Aim of the task:
Reproduce the data below in full and exclude every picture.

Source material:
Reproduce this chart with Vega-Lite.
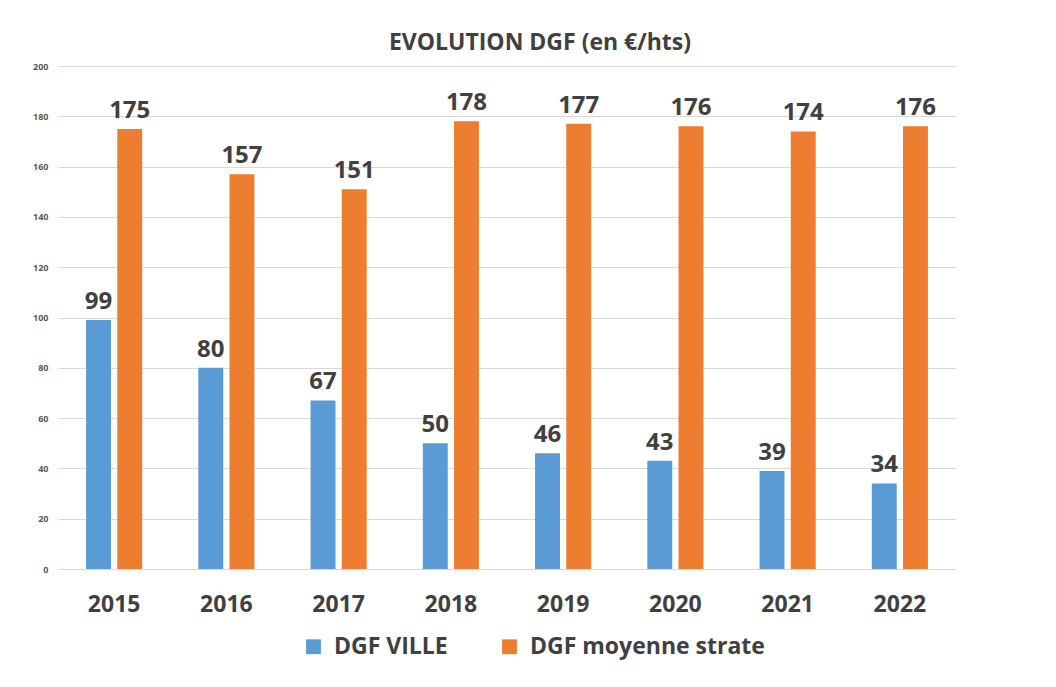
{
  "$schema": "https://vega.github.io/schema/vega-lite/v6.json",
  "autosize": {"type": "none"},
  "padding": {"left": 58, "top": 66, "right": 100, "bottom": 118},
  "width": 898,
  "height": 503,
  "background": "white",
  "config": {
    "font": "Open Sans",
    "view": {"stroke": null}
  },
  "title": {
    "text": "EVOLUTION DGF (en €/hts)",
    "fontSize": 23,
    "fontWeight": "bold",
    "color": "#404040",
    "anchor": "middle",
    "dx": 33,
    "offset": 7,
    "font": "Open Sans"
  },
  "data": {
    "values": [
      {"annee": "2015", "serie": "DGF VILLE", "valeur": 99},
      {"annee": "2015", "serie": "DGF moyenne strate", "valeur": 175},
      {"annee": "2016", "serie": "DGF VILLE", "valeur": 80},
      {"annee": "2016", "serie": "DGF moyenne strate", "valeur": 157},
      {"annee": "2017", "serie": "DGF VILLE", "valeur": 67},
      {"annee": "2017", "serie": "DGF moyenne strate", "valeur": 151},
      {"annee": "2018", "serie": "DGF VILLE", "valeur": 50},
      {"annee": "2018", "serie": "DGF moyenne strate", "valeur": 178},
      {"annee": "2019", "serie": "DGF VILLE", "valeur": 46},
      {"annee": "2019", "serie": "DGF moyenne strate", "valeur": 177},
      {"annee": "2020", "serie": "DGF VILLE", "valeur": 43},
      {"annee": "2020", "serie": "DGF moyenne strate", "valeur": 176},
      {"annee": "2021", "serie": "DGF VILLE", "valeur": 39},
      {"annee": "2021", "serie": "DGF moyenne strate", "valeur": 174},
      {"annee": "2022", "serie": "DGF VILLE", "valeur": 34},
      {"annee": "2022", "serie": "DGF moyenne strate", "valeur": 176}
    ]
  },
  "encoding": {
    "x": {
      "field": "annee",
      "type": "nominal",
      "scale": {"paddingInner": 0.5, "paddingOuter": 0.25},
      "axis": {
        "title": null,
        "labelAngle": 0,
        "labelFontSize": 23,
        "labelFontWeight": "bold",
        "labelColor": "#404040",
        "labelPadding": 24,
        "domain": false,
        "ticks": false
      }
    },
    "xOffset": {
      "field": "serie",
      "type": "nominal",
      "sort": ["DGF VILLE", "DGF moyenne strate"],
      "scale": {"paddingInner": 0.2}
    },
    "y": {
      "field": "valeur",
      "type": "quantitative",
      "scale": {"domain": [0, 200]},
      "axis": {
        "title": null,
        "values": [0, 20, 40, 60, 80, 100, 120, 140, 160, 180, 200],
        "labelFontSize": 9,
        "labelFontWeight": "bold",
        "labelColor": "#595959",
        "labelPadding": 10,
        "domain": false,
        "ticks": false,
        "gridColor": "#d9d9d9",
        "gridWidth": 1
      }
    }
  },
  "layer": [
    {
      "mark": {"type": "bar"},
      "encoding": {
        "color": {
          "field": "serie",
          "type": "nominal",
          "sort": ["DGF VILLE", "DGF moyenne strate"],
          "scale": {"domain": ["DGF VILLE", "DGF moyenne strate"], "range": ["#5B9BD5", "#ED7D31"]},
          "legend": {
            "title": null,
            "orient": "none",
            "direction": "horizontal",
            "legendX": 244,
            "legendY": 569,
            "symbolType": "square",
            "symbolSize": 220,
            "symbolStrokeWidth": 0,
            "labelFontSize": 23,
            "labelFontWeight": "bold",
            "labelColor": "#404040",
            "labelOffset": 9,
            "labelLimit": 0,
            "columnPadding": 50
          }
        }
      }
    },
    {
      "mark": {"type": "text", "baseline": "alphabetic", "dy": -11, "fontSize": 24, "fontWeight": "bold", "color": "#404040"},
      "encoding": {
        "text": {"field": "valeur", "type": "quantitative"}
      }
    }
  ]
}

Exercise answer:
Reproduce this chart with Vega-Lite.
{
  "$schema": "https://vega.github.io/schema/vega-lite/v6.json",
  "autosize": {"type": "none"},
  "padding": {"left": 58, "top": 66, "right": 100, "bottom": 118},
  "width": 898,
  "height": 503,
  "background": "white",
  "config": {
    "font": "Open Sans",
    "view": {"stroke": null}
  },
  "title": {
    "text": "EVOLUTION DGF (en €/hts)",
    "fontSize": 23,
    "fontWeight": "bold",
    "color": "#404040",
    "anchor": "middle",
    "dx": 33,
    "offset": 7,
    "font": "Open Sans"
  },
  "data": {
    "values": [
      {"annee": "2015", "serie": "DGF VILLE", "valeur": 99},
      {"annee": "2015", "serie": "DGF moyenne strate", "valeur": 175},
      {"annee": "2016", "serie": "DGF VILLE", "valeur": 80},
      {"annee": "2016", "serie": "DGF moyenne strate", "valeur": 157},
      {"annee": "2017", "serie": "DGF VILLE", "valeur": 67},
      {"annee": "2017", "serie": "DGF moyenne strate", "valeur": 151},
      {"annee": "2018", "serie": "DGF VILLE", "valeur": 50},
      {"annee": "2018", "serie": "DGF moyenne strate", "valeur": 178},
      {"annee": "2019", "serie": "DGF VILLE", "valeur": 46},
      {"annee": "2019", "serie": "DGF moyenne strate", "valeur": 177},
      {"annee": "2020", "serie": "DGF VILLE", "valeur": 43},
      {"annee": "2020", "serie": "DGF moyenne strate", "valeur": 176},
      {"annee": "2021", "serie": "DGF VILLE", "valeur": 39},
      {"annee": "2021", "serie": "DGF moyenne strate", "valeur": 174},
      {"annee": "2022", "serie": "DGF VILLE", "valeur": 34},
      {"annee": "2022", "serie": "DGF moyenne strate", "valeur": 176}
    ]
  },
  "encoding": {
    "x": {
      "field": "annee",
      "type": "nominal",
      "scale": {"paddingInner": 0.5, "paddingOuter": 0.25},
      "axis": {
        "title": null,
        "labelAngle": 0,
        "labelFontSize": 23,
        "labelFontWeight": "bold",
        "labelColor": "#404040",
        "labelPadding": 24,
        "domain": false,
        "ticks": false
      }
    },
    "xOffset": {
      "field": "serie",
      "type": "nominal",
      "sort": ["DGF VILLE", "DGF moyenne strate"],
      "scale": {"paddingInner": 0.2}
    },
    "y": {
      "field": "valeur",
      "type": "quantitative",
      "scale": {"domain": [0, 200]},
      "axis": {
        "title": null,
        "values": [0, 20, 40, 60, 80, 100, 120, 140, 160, 180, 200],
        "labelFontSize": 9,
        "labelFontWeight": "bold",
        "labelColor": "#595959",
        "labelPadding": 10,
        "domain": false,
        "ticks": false,
        "gridColor": "#d9d9d9",
        "gridWidth": 1
      }
    }
  },
  "layer": [
    {
      "mark": {"type": "bar"},
      "encoding": {
        "color": {
          "field": "serie",
          "type": "nominal",
          "sort": ["DGF VILLE", "DGF moyenne strate"],
          "scale": {"domain": ["DGF VILLE", "DGF moyenne strate"], "range": ["#5B9BD5", "#ED7D31"]},
          "legend": {
            "title": null,
            "orient": "none",
            "direction": "horizontal",
            "legendX": 244,
            "legendY": 569,
            "symbolType": "square",
            "symbolSize": 220,
            "symbolStrokeWidth": 0,
            "labelFontSize": 23,
            "labelFontWeight": "bold",
            "labelColor": "#404040",
            "labelOffset": 9,
            "labelLimit": 0,
            "columnPadding": 50
          }
        }
      }
    },
    {
      "mark": {"type": "text", "baseline": "alphabetic", "dy": -11, "fontSize": 24, "fontWeight": "bold", "color": "#404040"},
      "encoding": {
        "text": {"field": "valeur", "type": "quantitative"}
      }
    }
  ]
}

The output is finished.